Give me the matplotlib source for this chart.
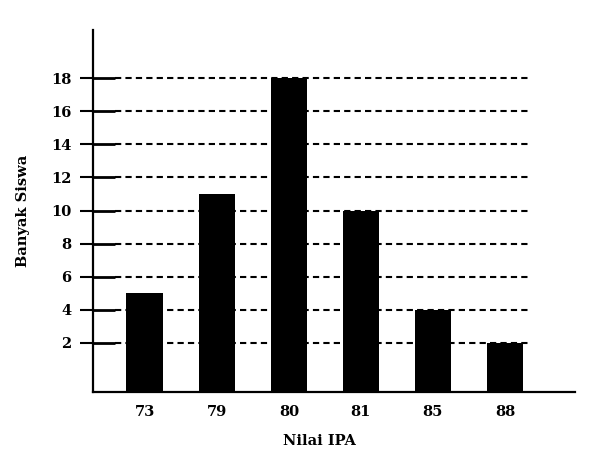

========================================================================

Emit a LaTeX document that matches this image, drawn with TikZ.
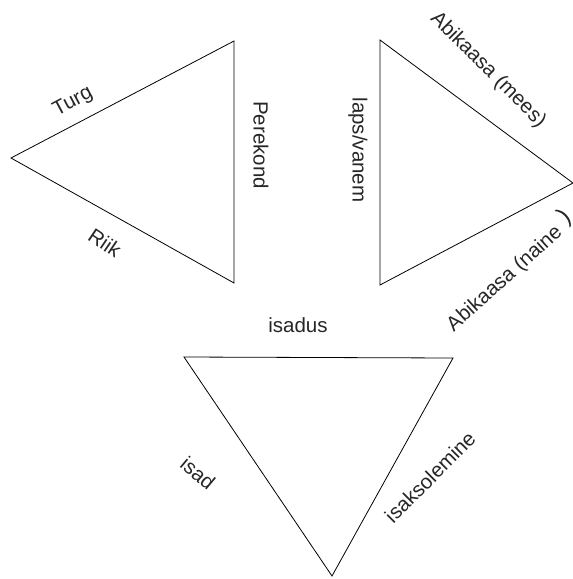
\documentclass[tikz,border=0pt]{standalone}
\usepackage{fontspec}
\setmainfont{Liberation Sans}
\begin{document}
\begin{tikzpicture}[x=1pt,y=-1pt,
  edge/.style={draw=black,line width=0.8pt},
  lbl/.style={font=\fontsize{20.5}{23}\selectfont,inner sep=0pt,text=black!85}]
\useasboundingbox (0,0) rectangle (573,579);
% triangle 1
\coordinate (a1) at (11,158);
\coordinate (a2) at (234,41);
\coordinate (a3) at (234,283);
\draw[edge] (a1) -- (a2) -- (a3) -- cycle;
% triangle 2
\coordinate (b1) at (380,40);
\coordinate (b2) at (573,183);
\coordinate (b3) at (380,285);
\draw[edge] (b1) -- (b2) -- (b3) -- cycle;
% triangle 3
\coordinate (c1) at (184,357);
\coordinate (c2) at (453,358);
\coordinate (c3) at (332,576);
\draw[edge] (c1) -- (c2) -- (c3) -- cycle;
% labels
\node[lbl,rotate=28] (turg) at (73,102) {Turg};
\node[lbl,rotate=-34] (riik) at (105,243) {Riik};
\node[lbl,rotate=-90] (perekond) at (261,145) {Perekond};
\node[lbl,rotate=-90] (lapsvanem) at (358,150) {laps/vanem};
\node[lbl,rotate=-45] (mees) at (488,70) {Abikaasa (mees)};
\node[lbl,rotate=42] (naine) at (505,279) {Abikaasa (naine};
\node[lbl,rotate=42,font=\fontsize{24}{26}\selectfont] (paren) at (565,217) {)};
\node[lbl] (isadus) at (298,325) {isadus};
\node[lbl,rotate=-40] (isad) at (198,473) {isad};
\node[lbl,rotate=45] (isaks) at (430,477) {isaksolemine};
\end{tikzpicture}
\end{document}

========================================================================

What the task requires => Look through the records and gather every line containing "this".

The response =>
Give me the matplotlib source for this chart.
Emit a LaTeX document that matches this image, drawn with TikZ.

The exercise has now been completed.